What happens where some, but not all, parties to a lawsuit have agreed to arbitrate the dispute between them? In complex, multi-party disputes, this is not uncommon. In two recent decisions in such cases, the British Columbia Supreme Court has ordered a stay of lawsuits against all defendants in favour of arbitration.

Canadian courts encourage the use of arbitration as a method of resolving disputes. If a party sues another party over something they have agreed to arbitrate, then any party to the lawsuit may apply to the court for a “stay” of the lawsuit, suspending it in favour of arbitration. So long as certain requirements are met – including that the party applying for the stay does so before taking any step in the lawsuit - then the court must stay the lawsuit.

This is straightforward where all the parties to the lawsuit are also parties to the arbitration agreement. But what happens where that is not so, for example where one defendant in the lawsuit is party to an arbitration agreement with the plaintiff, but another is not? In 2003, the BC Court of Appeal confirmed that in those circumstances the defendant who is not a party to the arbitration agreement can apply for a stay of the lawsuit. However, the crucial question remained whether the court nevertheless retained a discretion to refuse to grant the stay in those circumstances. Could a defendant actually obtain a stay of a lawsuit in favour of arbitration, despite not being a party to the arbitration agreement?

This precise issue has come before the Supreme Court of British Columbia twice in recent months. In both cases, the Court did stay the lawsuit against all defendants, despite the fact that not all were parties to an arbitration agreement with the plaintiff.

In both cases, the plaintiff sued several defendants, both corporations and individuals. The individuals were shareholders or directors of the corporations. In both cases, the plaintiff had an arbitration agreement with the corporations, but not the individuals. All defendants applied for stays, because they were parties to lawsuits by parties to arbitration agreements against other parties to those agreements. In both cases, the Court granted the stays.

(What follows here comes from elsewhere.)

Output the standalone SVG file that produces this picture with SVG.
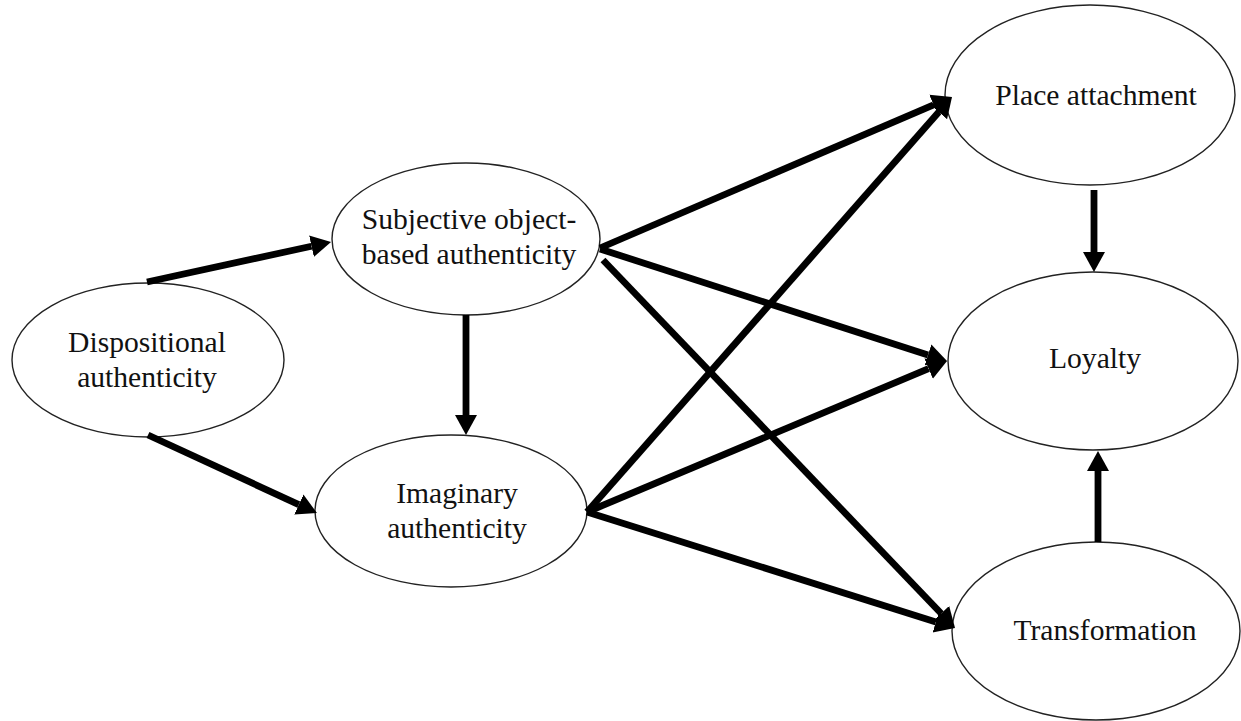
<svg xmlns="http://www.w3.org/2000/svg" width="1241" height="721" viewBox="0 0 1241 721">
  <style>
    .node ellipse { fill: #ffffff; stroke: #222222; stroke-width: 1.4; }
    .node text { font-family: "Liberation Serif", "Times New Roman", serif; font-size: 29.6px; fill: #111111; text-anchor: middle; }
    .edge { stroke: #000000; stroke-width: 6.8; fill: none; marker-end: url(#head); }
  </style>
  <defs>
    <marker id="head" markerUnits="userSpaceOnUse" markerWidth="22" markerHeight="24" refX="0" refY="12" orient="auto">
      <path d="M0,1 L20,12 L0,23 Z" fill="#000000"/>
    </marker>
  </defs>
  <rect width="1241" height="721" fill="#ffffff"/>

  <!-- nodes -->
  <g id="dispositional" class="node">
    <ellipse cx="148" cy="360" rx="136" ry="77"/>
    <text x="147" y="352">Dispositional</text>
    <text x="147" y="387">authenticity</text>
  </g>
  <g id="subjective" class="node">
    <ellipse cx="466" cy="239" rx="134" ry="76"/>
    <text x="469" y="229">Subjective object-</text>
    <text x="469" y="264">based authenticity</text>
  </g>
  <g id="imaginary" class="node">
    <ellipse cx="451" cy="511" rx="136" ry="76"/>
    <text x="457" y="503">Imaginary</text>
    <text x="457" y="538">authenticity</text>
  </g>
  <g id="place" class="node">
    <ellipse cx="1090" cy="95" rx="145" ry="90"/>
    <text x="1096" y="105">Place attachment</text>
  </g>
  <g id="loyalty" class="node">
    <ellipse cx="1093" cy="361" rx="145" ry="89"/>
    <text x="1095" y="368">Loyalty</text>
  </g>
  <g id="transformation" class="node">
    <ellipse cx="1096" cy="631" rx="144" ry="89"/>
    <text x="1105" y="640">Transformation</text>
  </g>

  <!-- connectors: each line stops at the arrowhead base; the marker supplies the tip -->
  <g id="connectors">
    <line class="edge" x1="147" y1="282" x2="311.5" y2="246.2"/>
    <line class="edge" x1="148" y1="435" x2="298.8" y2="504.6"/>
    <line class="edge" x1="466" y1="315" x2="466" y2="415"/>
    <line class="edge" x1="600" y1="248" x2="933.6" y2="104.9"/>
    <line class="edge" x1="600" y1="249" x2="928" y2="354.9"/>
    <line class="edge" x1="603" y1="260" x2="941.2" y2="613.5"/>
    <line class="edge" x1="587" y1="512" x2="938.8" y2="112"/>
    <line class="edge" x1="587" y1="512" x2="928.6" y2="368.7"/>
    <line class="edge" x1="587" y1="512" x2="935.9" y2="622"/>
    <line class="edge" x1="1094" y1="190" x2="1094" y2="252"/>
    <line class="edge" x1="1098" y1="542" x2="1098" y2="471"/>
  </g>
</svg>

To overcome the hurdle of not being parties to the arbitration agreements, the individual defendants emphasized that if the lawsuits were stayed only against the corporations, there would be arbitrations with the corporations and lawsuits with the individuals. This would be a waste of the Court’s and the parties’ resources, and could result in inconsistent findings of fact and legal conclusions. (The individuals also said they would agree to resolve the plaintiffs’ claims against them in the arbitrations with the corporations.)  

If some, but not all, defendants in a lawsuit have an arbitration agreement with the plaintiff, the option of a stay may still be available to all the defendants, depending on the applicable arbitration legislation. All defendants should consider the effect of any arbitration agreement to which any of them are parties.